Start of Information supplied

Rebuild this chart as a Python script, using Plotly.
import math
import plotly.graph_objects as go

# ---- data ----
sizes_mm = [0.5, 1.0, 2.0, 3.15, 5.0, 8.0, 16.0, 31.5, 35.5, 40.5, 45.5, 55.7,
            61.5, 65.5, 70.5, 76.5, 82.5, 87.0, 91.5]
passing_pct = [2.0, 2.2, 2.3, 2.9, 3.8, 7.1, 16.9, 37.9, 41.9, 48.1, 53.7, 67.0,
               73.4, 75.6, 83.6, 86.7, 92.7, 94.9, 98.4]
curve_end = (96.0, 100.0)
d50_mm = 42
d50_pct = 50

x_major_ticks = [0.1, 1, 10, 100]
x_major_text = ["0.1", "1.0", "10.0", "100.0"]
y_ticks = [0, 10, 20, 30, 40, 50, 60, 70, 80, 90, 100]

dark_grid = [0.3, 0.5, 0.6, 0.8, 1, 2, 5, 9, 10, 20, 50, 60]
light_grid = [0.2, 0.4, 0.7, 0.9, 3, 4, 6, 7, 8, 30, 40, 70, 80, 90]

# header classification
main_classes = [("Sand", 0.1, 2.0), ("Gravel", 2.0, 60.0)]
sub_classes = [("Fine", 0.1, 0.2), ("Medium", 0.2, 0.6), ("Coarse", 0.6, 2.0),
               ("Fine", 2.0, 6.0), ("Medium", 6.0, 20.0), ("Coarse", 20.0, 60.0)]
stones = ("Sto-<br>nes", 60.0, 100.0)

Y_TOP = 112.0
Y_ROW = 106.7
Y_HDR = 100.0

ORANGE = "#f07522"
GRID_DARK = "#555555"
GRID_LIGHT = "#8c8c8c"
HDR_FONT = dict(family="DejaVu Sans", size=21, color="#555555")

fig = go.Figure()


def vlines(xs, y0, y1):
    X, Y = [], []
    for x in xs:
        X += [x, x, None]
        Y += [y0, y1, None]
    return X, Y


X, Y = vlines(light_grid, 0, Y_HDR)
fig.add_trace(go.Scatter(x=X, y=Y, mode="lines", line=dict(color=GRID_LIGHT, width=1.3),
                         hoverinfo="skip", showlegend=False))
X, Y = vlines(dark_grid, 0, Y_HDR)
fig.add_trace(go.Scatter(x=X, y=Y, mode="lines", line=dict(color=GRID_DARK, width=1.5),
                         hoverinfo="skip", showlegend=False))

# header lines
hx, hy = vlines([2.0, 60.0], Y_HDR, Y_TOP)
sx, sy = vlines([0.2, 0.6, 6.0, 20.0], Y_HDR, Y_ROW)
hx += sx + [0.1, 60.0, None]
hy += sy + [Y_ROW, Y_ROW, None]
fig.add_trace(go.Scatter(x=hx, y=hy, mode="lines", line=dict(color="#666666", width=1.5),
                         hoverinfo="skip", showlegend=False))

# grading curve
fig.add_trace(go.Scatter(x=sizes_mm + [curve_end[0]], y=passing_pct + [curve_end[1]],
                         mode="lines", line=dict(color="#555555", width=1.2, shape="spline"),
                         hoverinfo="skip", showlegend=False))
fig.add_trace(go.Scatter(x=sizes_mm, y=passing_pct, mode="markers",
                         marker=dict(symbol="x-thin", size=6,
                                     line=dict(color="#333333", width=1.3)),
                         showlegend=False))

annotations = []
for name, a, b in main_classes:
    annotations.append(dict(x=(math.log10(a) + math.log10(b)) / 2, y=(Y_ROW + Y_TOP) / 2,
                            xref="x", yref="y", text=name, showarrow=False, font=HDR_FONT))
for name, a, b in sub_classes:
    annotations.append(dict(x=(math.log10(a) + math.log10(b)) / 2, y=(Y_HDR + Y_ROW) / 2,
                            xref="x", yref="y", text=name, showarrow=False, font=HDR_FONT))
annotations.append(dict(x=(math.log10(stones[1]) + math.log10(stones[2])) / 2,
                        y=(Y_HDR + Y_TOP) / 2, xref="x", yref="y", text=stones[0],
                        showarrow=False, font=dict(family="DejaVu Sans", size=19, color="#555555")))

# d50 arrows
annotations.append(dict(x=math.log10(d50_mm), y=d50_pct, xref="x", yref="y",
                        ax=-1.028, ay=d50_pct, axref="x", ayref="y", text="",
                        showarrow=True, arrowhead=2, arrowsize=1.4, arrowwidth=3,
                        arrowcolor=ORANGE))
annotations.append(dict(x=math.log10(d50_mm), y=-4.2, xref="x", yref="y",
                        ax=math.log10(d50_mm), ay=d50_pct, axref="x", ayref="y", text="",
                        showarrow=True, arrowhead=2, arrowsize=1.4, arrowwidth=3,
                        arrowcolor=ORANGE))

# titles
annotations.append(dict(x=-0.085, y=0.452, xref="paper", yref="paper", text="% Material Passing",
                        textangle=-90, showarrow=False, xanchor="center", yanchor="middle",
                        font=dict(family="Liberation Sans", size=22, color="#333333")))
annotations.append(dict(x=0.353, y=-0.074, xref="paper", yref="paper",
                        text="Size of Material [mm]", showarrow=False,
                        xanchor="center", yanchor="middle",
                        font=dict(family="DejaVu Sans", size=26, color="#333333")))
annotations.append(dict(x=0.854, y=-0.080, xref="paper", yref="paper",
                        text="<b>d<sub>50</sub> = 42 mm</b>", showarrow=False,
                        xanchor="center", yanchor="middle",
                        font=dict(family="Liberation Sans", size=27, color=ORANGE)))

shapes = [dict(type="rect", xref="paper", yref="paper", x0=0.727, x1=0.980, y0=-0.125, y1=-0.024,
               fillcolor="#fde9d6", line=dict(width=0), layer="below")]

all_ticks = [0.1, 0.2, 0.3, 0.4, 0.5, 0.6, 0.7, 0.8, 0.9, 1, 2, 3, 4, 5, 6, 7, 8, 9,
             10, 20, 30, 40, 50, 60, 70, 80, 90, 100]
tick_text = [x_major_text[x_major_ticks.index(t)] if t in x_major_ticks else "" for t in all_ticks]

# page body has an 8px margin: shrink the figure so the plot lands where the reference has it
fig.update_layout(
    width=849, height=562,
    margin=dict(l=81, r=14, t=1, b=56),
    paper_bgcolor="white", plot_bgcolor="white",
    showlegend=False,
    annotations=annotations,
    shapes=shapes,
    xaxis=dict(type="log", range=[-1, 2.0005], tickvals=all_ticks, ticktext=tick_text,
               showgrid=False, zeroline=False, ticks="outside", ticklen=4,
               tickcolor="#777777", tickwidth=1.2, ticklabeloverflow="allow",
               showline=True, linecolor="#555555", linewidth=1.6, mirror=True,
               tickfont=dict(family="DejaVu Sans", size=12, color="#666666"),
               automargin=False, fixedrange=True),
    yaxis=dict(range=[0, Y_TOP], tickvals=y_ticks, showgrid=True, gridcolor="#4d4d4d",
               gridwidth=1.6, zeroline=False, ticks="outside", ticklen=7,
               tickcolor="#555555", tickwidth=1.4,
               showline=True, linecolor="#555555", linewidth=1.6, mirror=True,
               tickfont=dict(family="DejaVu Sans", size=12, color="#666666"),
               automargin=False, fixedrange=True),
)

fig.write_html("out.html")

End of Information supplied
Start of Information supplied

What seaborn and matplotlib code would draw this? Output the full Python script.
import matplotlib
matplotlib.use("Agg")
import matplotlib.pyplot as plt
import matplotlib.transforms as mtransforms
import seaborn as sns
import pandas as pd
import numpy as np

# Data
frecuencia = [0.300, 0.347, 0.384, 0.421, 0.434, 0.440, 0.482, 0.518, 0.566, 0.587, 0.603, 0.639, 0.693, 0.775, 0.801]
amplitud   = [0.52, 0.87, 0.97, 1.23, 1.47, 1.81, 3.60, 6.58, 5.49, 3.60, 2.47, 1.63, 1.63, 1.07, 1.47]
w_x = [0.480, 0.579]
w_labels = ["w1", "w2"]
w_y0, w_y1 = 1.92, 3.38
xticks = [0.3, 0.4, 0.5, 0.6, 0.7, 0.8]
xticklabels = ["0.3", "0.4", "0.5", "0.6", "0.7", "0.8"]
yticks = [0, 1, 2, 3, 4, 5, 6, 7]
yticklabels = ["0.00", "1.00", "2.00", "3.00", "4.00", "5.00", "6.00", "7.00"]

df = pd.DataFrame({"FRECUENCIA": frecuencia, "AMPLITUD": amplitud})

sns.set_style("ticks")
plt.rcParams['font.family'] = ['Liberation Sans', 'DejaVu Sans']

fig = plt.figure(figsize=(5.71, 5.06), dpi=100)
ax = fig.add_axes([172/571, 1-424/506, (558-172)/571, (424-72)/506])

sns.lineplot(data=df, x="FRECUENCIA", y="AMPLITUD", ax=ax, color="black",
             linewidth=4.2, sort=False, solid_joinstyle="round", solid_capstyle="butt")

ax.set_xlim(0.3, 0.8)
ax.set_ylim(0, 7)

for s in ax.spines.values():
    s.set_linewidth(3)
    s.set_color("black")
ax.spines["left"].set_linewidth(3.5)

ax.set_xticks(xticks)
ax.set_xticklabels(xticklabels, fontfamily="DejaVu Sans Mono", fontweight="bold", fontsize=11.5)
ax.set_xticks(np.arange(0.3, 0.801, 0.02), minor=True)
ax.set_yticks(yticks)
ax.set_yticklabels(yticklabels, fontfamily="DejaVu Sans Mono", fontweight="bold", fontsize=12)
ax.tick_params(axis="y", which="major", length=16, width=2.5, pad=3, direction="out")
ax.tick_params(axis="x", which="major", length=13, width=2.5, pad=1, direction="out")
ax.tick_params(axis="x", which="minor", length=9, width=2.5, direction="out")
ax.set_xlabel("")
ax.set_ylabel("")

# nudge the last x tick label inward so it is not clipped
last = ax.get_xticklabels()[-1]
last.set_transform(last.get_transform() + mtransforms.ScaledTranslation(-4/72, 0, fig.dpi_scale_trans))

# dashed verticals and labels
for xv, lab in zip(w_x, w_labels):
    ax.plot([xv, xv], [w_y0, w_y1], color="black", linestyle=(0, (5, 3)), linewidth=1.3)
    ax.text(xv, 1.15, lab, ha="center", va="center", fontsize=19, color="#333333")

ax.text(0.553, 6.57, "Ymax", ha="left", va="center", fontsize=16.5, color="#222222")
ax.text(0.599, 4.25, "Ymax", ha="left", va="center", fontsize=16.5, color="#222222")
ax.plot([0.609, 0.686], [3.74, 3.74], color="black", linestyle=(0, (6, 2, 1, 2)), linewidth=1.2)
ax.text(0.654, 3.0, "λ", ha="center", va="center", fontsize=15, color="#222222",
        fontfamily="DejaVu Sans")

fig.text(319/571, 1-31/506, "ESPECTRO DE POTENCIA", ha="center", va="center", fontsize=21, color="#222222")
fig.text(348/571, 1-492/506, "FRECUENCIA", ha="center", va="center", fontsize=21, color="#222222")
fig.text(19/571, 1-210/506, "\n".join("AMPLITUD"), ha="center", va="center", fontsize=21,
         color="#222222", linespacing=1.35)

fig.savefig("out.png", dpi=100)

End of Information supplied
Start of Information supplied

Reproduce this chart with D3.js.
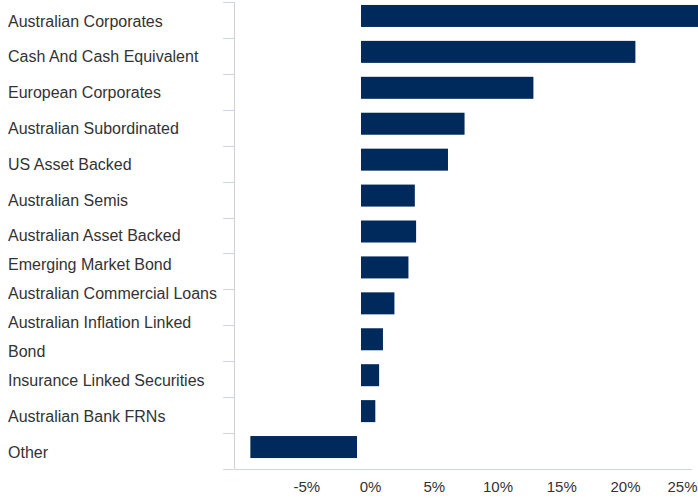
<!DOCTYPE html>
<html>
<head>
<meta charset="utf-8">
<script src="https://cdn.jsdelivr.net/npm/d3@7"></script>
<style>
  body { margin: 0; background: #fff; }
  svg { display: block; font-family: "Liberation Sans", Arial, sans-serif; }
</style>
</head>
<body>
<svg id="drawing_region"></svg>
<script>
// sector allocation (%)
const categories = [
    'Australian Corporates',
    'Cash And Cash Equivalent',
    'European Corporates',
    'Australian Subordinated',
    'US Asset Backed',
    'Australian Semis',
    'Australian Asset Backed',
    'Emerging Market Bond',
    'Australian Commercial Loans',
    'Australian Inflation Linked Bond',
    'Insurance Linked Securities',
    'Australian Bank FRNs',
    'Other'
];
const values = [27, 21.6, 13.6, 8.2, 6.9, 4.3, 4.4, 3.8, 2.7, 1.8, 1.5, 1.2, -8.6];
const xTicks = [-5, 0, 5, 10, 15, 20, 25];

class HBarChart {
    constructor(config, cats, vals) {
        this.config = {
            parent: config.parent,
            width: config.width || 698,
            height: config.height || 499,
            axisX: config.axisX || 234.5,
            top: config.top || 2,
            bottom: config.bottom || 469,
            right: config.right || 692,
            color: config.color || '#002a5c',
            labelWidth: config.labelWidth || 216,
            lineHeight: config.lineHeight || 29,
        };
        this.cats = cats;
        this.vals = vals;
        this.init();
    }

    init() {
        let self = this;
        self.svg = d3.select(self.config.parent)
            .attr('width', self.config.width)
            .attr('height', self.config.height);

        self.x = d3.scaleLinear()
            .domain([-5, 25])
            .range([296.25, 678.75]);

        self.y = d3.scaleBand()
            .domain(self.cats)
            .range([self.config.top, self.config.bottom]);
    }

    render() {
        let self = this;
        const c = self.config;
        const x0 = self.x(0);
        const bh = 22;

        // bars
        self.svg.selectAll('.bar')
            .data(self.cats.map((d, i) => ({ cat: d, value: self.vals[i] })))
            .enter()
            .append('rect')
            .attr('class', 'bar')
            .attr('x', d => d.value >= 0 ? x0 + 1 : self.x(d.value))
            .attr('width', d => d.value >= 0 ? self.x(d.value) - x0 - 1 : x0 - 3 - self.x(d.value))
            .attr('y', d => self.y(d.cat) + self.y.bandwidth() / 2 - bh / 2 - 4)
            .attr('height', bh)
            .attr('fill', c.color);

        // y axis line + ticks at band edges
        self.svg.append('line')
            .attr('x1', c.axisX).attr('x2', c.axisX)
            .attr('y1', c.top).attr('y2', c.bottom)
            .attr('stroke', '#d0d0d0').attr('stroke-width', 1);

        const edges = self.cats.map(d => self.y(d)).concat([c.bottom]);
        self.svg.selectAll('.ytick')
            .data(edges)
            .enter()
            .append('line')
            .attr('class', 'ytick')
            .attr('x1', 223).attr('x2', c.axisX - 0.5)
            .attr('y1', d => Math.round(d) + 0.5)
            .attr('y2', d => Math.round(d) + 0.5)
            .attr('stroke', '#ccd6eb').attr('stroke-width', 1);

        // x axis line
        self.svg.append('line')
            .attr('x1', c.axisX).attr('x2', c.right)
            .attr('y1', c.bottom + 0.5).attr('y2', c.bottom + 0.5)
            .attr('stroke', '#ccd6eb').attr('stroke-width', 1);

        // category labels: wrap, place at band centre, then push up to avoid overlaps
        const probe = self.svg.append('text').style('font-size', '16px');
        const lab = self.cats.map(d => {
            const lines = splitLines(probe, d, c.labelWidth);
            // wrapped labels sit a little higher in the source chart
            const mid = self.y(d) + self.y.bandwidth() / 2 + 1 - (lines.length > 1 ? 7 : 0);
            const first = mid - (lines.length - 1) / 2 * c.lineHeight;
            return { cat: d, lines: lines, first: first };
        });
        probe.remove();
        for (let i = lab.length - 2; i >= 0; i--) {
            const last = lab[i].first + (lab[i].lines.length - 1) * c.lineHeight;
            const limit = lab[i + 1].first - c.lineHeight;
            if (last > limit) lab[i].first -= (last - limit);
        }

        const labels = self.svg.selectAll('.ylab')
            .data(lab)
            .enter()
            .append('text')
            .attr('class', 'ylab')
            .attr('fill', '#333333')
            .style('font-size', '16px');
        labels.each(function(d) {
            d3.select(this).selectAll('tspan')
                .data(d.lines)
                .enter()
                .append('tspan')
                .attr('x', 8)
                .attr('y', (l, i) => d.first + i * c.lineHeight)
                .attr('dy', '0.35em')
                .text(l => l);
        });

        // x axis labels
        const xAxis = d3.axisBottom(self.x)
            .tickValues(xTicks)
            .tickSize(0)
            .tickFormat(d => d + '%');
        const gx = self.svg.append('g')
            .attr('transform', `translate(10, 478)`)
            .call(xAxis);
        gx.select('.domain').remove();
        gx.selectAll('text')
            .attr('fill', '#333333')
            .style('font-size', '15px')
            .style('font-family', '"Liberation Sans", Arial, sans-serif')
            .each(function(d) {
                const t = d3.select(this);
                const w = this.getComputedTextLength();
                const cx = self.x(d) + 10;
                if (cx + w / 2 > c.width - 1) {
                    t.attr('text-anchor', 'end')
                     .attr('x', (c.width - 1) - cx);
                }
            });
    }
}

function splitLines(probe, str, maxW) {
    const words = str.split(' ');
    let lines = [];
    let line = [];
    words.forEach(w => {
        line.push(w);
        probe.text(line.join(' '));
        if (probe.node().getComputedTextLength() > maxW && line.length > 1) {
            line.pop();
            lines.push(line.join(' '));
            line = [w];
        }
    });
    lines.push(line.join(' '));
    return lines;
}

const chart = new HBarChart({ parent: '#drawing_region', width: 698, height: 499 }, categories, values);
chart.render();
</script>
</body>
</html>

End of Information supplied

» What the task asks
Output nothing except the lines from the line with "What seaborn and" through the line with "import numpy as np", copied exactly, end lines included.

» Solution below
What seaborn and matplotlib code would draw this? Output the full Python script.
import matplotlib
matplotlib.use("Agg")
import matplotlib.pyplot as plt
import matplotlib.transforms as mtransforms
import seaborn as sns
import pandas as pd
import numpy as np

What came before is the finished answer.